These are serious and big numbers. The total spending for 2010/11 is £697 billion. Having been digging into the Comprehensive Spending Review recently, there are accounting adjustments, depreciation and reserves (including “special” reserves) all of which are separated out. But looking at these collectively, this adds up to a not insignificant figure, which in absolute terms is quite striking.
1. Accounting Adjustments.
That total spend of £697bn (which is Total Managed Expenditure in HM Treasury speak), and comprises of what might be simply described as revenue and capital.
For the revenue part, (Public Sector Current Expenditure) of £637bn, there are accounting adjustments of £14.1bn, which represents 2.2%.
For the capital part (Public Sector Gross Investment ) of £59.5bn the accounting adjustment is minus £7.9bn or 13.3%.

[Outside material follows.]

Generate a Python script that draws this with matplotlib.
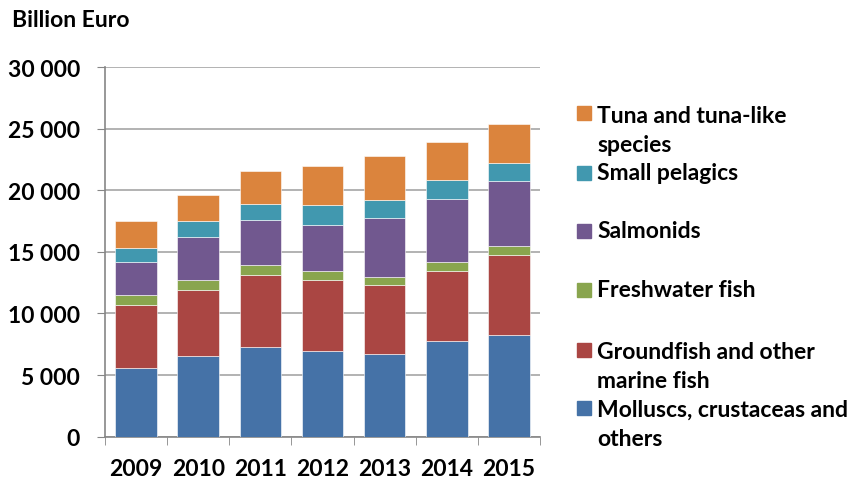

So when we look at the total spend of £697bn, we are aggregating these two accounting adjustments. So combining £14.1 and -£7.9bn we get an accounting adjustment of only £6.2bn or 0.9% of the £697bn. On the face of it our adjustments have become smaller as we have added them together. That £6.2bn or 0.9% belies the underlying bigger adjustments.
We get a quite a different picture if we consider the absolute adjustments. So £14.1bn and £7.9bn give and absolute total of £22bn, which makes a more remarkable 3.2% adjustments of the total £697 spend.
These can be helpfully seen in the context of spending on individual departments. For the revenue spend (Public Sector Current Expenditure of £637bn), that £14.1bn accounting adjustment is more than the settlement for the majority of Government Departments….for example, Intelligence 2.1bn, Transport £6bn, Culture Media and Sport £6.1bn, International Development £6.4bn, Home Office £10.2bn, and indeed the Wales settlement of £13.7bn. And that £14.1bn is still sizable when compared to the other end of the spectrum, the traditionally big spending departments….Defence £35bn, Education £53bn, Health £98bn and Work and Pensions £159bn.
While this is not specified explicitly, some of it can be induced from the various totals. It’s £16.1bn. (This is from a category of resource spending - Departmental Expenditure Limits - both with depreciation, £342.7bn, and without £326.6bn).
For the revenue part of £637bn there is a £2bn reserve and a £3.4bn “special reserve” (with does rather sound like a port), which make a collective £5.4bn or 0.8% of the total revenue.
For the capital part of £59.5bn, the reserve is 2.1bn and the special reserve £0.7bn, making this £2.8bn, or 4.7% of total capital.
So collectively these reserves total £8.2bn, from a total spend of £697bn represents 1.2%.
In the round
So pulling all this together, there’s £22bn Accounting Adjustment, £16.1bn Depreciation and £8.2bn reserves which total £46.3bn. So that’s 6.6% of that £697 billion total spend for 2010/11. Even if we use the net (£6.2bn) rather than absolute (£22bn) figure for the accounting adjustments, this is £30.5bn or 4.4% of that £697bn annual spend.
So not surprising then when digging into the more detailed millions - rather than billions – of the formal UK Economic Accounts the story continues. At the first table of those 204 pages includes the note….. “Estimates are given to the nearest million but cannot be regarded as accurate to that degree”.
So there you have it, the standard set by the national accounting is around the 5% mark. Just in real terms - at over £30bn - that’s a lot of accounting adjustment, reserve and depreciation.
HM Treasury. Comprehensive Spending Review 2010. 20 Oct 2010. Statistical Annex. Tables A.1, A.3 (col.1), A.4 (col.1), A.5 (col.1)
UK Economic Accounts. Quarter 2 2010 Edition 71. Table A1. Note 1.